Abstract

The study we have carried out aims to characterize 15- to 16-year-old students’ learning progressions throughout the implementation of a teaching–learning sequence on the acoustic properties of materials. Our purpose is to better understand students’ modeling processes about this topic and to identify how the instructional design and actual enactment influences students’ learning progressions. This article presents the design principles which elicit the structure and types of modeling and inquiry activities designed to promote students’ development of three conceptual models. Some of these activities are enhanced by the use of ICT such as sound level meters connected to data capture systems, which facilitate the measurement of the intensity level of sound emitted by a sound source and transmitted through different materials. Framing this study within the design-based research paradigm, it consists of the experimentation of the designed teaching sequence with two groups of students (n = 29) in their science classes.
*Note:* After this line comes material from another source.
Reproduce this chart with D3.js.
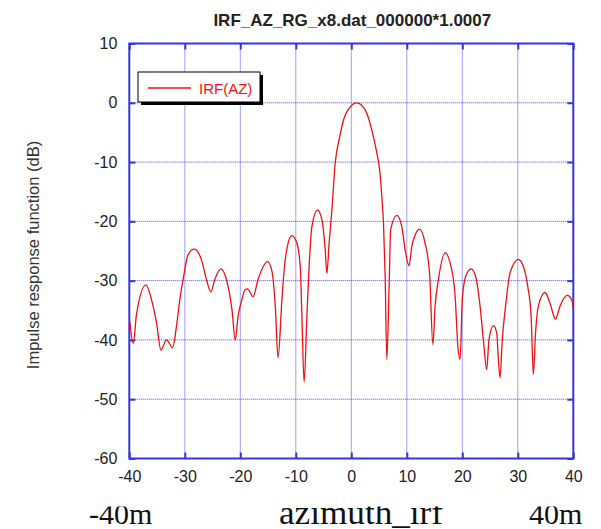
<!DOCTYPE html>
<html lang="en">
<head>
<meta charset="UTF-8">
<title>IRF azimuth</title>
<style>
  body { margin: 0; background: #fff; }
  svg { display: block; }
</style>
</head>
<body>
<svg id="chart" width="601" height="529"></svg>
<script src="https://cdnjs.cloudflare.com/ajax/libs/d3/7.8.5/d3.min.js"></script>
<script>

// azimuth position (m) and response (dB)
let azPos = [-39.9, -39.3, -38.7, -37.0, -36.0, -35.1, -34.3, -33.3, -32.2, -31.5,
  -30.9, -30.1, -29.4, -28.3, -27.0, -26.1, -25.3, -24.6, -23.5, -22.5,
  -21.5, -20.9, -20.4, -19.7, -19.2, -18.7, -17.7, -16.8, -15.1, -14.3,
  -13.7, -13.2, -12.5, -12.1, -11.4, -10.7, -9.8, -9.2, -8.9, -8.5,
  -8.0, -7.6, -7.1, -6.1, -5.3, -4.7, -4.4, -4.0, -3.5, -2.9,
  -2.1, -1.3, -0.3, 1.0, 2.5, 3.7, 4.5, 5.1, 5.5, 5.8,
  6.1, 6.4, 6.8, 7.1, 8.2, 9.1, 9.7, 10.4, 10.9, 11.5,
  12.3, 13.3, 14.1, 14.7, 15.1, 15.7, 16.9, 17.8, 18.7, 19.2,
  19.6, 20.0, 20.6, 21.6, 22.4, 23.2, 23.8, 24.4, 24.8, 25.6,
  26.2, 26.5, 26.8, 27.2, 27.8, 28.6, 30.1, 31.0, 31.8, 32.4,
  32.8, 33.2, 33.7, 34.9, 35.8, 36.8, 37.6, 38.9, 39.7, 40.0];

let irfDb = [-36.9, -40.6, -35.7, -30.7, -33.2, -37.1, -41.7, -40.0, -41.3, -37.7,
  -33.2, -28.7, -25.6, -24.7, -26.5, -29.8, -31.9, -29.8, -28.0, -29.8,
  -34.9, -40.0, -36.0, -33.2, -31.6, -31.4, -32.7, -29.8, -26.8, -28.4,
  -34.3, -43.0, -33.2, -28.2, -23.7, -22.4, -23.7, -27.6, -36.0, -47.1,
  -36.0, -27.6, -20.9, -18.1, -19.7, -24.8, -28.8, -23.7, -18.1, -10.2,
  -5.8, -2.6, -0.8, 0.0, -1.2, -4.6, -8.0, -11.3, -15.8, -20.3,
  -29.3, -43.3, -31.5, -21.4, -19.0, -20.9, -24.8, -27.5, -24.2, -22.3,
  -21.3, -23.7, -28.7, -40.8, -34.3, -29.8, -25.3, -27.0, -32.5, -41.1,
  -43.3, -33.2, -29.3, -28.0, -29.3, -34.3, -40.0, -45.0, -40.0, -37.6,
  -38.8, -43.3, -46.4, -40.0, -34.3, -28.7, -26.4, -27.6, -31.0, -36.0,
  -45.8, -38.8, -34.3, -32.0, -33.8, -36.5, -34.3, -32.5, -33.2, -34.6];

let xTicks = [-40, -30, -20, -10, 0, 10, 20, 30, 40];
let yTicks = [10, 0, -10, -20, -30, -40, -50, -60];

let title = "IRF_AZ_RG_x8.dat_000000*1.0007";
let yTitle = "Impulse response function (dB)";
let legendName = "IRF(AZ)";
let footer = ["-40m", "azimuth_irf", "40m"];

let pLeft = 129.3, pRight = 573.3, pTop = 43.5, pBottom = 458.5;
let blue = "#3535dd";

let svg = d3.select("#chart");

let x = d3.scaleLinear().domain([-40, 40]).range([pLeft, pRight]);
let y = d3.scaleLinear().domain([-60, 10]).range([pBottom, pTop]);

// grid
svg.append("g").selectAll("line")
  .data(xTicks.slice(1, -1)).enter().append("line")
  .attr("x1", d => x(d)).attr("x2", d => x(d))
  .attr("y1", pTop).attr("y2", pBottom)
  .attr("stroke", "#4040ff").attr("stroke-width", 1)
  .attr("stroke-dasharray", "1,1");
svg.append("g").selectAll("line")
  .data(yTicks.slice(1, -1)).enter().append("line")
  .attr("x1", pLeft).attr("x2", pRight)
  .attr("y1", d => y(d)).attr("y2", d => y(d))
  .attr("stroke", "#4040ff").attr("stroke-width", 1)
  .attr("stroke-dasharray", "1,1");

// axes with inward ticks, plain hyphen for negatives
let fmt = d => String(d);
let ax = d3.axisBottom(x).tickValues(xTicks).tickFormat(fmt).tickSizeInner(-6).tickSizeOuter(0).tickPadding(12);
let ay = d3.axisLeft(y).tickValues(yTicks).tickFormat(fmt).tickSizeInner(-6).tickSizeOuter(0).tickPadding(12);
let ax2 = d3.axisTop(x).tickValues(xTicks).tickSizeInner(-6).tickSizeOuter(0).tickFormat("");
let ay2 = d3.axisRight(y).tickValues(yTicks).tickSizeInner(-6).tickSizeOuter(0).tickFormat("");

function styleAxis(g) {
  g.select(".domain").remove();
  g.selectAll(".tick line").attr("stroke", blue).attr("stroke-width", 2);
  g.selectAll("text").attr("fill", "#222").attr("font-family", "Liberation Sans, Arial, sans-serif").attr("font-size", 16);
}

svg.append("g").attr("transform", `translate(0,${pBottom})`).call(ax).call(styleAxis);
svg.append("g").attr("transform", `translate(${pLeft},0)`).call(ay).call(styleAxis);
svg.append("g").attr("transform", `translate(0,${pTop})`).call(ax2).call(styleAxis);
svg.append("g").attr("transform", `translate(${pRight},0)`).call(ay2).call(styleAxis);

svg.append("rect")
  .attr("x", pLeft).attr("y", pTop)
  .attr("width", pRight - pLeft).attr("height", pBottom - pTop)
  .attr("fill", "none").attr("stroke", blue).attr("stroke-width", 2);

// curve
let pts = azPos.map((d, i) => [d, irfDb[i]]);
let line = d3.line()
  .x(d => x(d[0]))
  .y(d => y(d[1]))
  .curve(d3.curveMonotoneX);

svg.append("path")
  .datum(pts)
  .attr("fill", "none")
  .attr("stroke", "#ee1111")
  .attr("stroke-width", 1.3)
  .attr("d", line);

// legend
let lg = svg.append("g").attr("transform", "translate(138,72)");
lg.append("rect").attr("x", 3).attr("y", 3).attr("width", 122).attr("height", 30).attr("fill", "#000");
lg.append("rect").attr("x", 0).attr("y", 0).attr("width", 122).attr("height", 30)
  .attr("fill", "#fff").attr("stroke", "#000").attr("stroke-width", 1);
lg.append("line").attr("x1", 10).attr("x2", 53).attr("y1", 16).attr("y2", 16)
  .attr("stroke", "#ee1111").attr("stroke-width", 1.3);
lg.append("text").attr("x", 61).attr("y", 21.5)
  .attr("fill", "#ee1111")
  .attr("font-family", "Liberation Sans, Arial, sans-serif")
  .attr("font-size", 15)
  .text(legendName);

// titles
svg.append("text")
  .attr("x", (pLeft + pRight) / 2 + 1).attr("y", 26)
  .attr("text-anchor", "middle")
  .attr("font-family", "Liberation Sans, Arial, sans-serif")
  .attr("font-weight", "bold").attr("font-size", 17)
  .attr("fill", "#222")
  .text(title);

svg.append("text")
  .attr("transform", "translate(39,255) rotate(-90)")
  .attr("text-anchor", "middle")
  .attr("font-family", "Liberation Sans, Arial, sans-serif")
  .attr("font-size", 16.5)
  .attr("fill", "#333")
  .text(yTitle);

// footer labels, top part cut off as in the source image
svg.append("clipPath").attr("id", "footclip")
  .append("rect").attr("x", 0).attr("y", 506.5).attr("width", 601).attr("height", 25);
let ft = svg.append("g").attr("clip-path", "url(#footclip)")
  .attr("font-family", "Liberation Serif, Times New Roman, serif")
  .attr("fill", "#111");
ft.append("text").attr("x", 89).attr("y", 523.5).attr("font-size", 30).text(footer[0]);
ft.append("text").attr("x", 279).attr("y", 523.5).attr("font-size", 34)
  .attr("textLength", 164).attr("lengthAdjust", "spacingAndGlyphs").text(footer[1]);
ft.append("text").attr("x", 529).attr("y", 523.5).attr("font-size", 30).text(footer[2]);

</script>
</body>
</html>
The analysis of students’ written productions together with classroom observations of the implementation of the teaching sequence allowed characterizing students’ development of the conceptual models. Moreover, we could evidence the influence of different modeling and inquiry activities on students’ development of the conceptual models, identifying those that have a major impact on students’ modeling processes. Having evidenced different levels of development of each conceptual model, our results have been interpreted in terms of the attributes of each conceptual model, the distance between students’ preliminary mental models and the intended conceptual models, and the instructional design and enactment.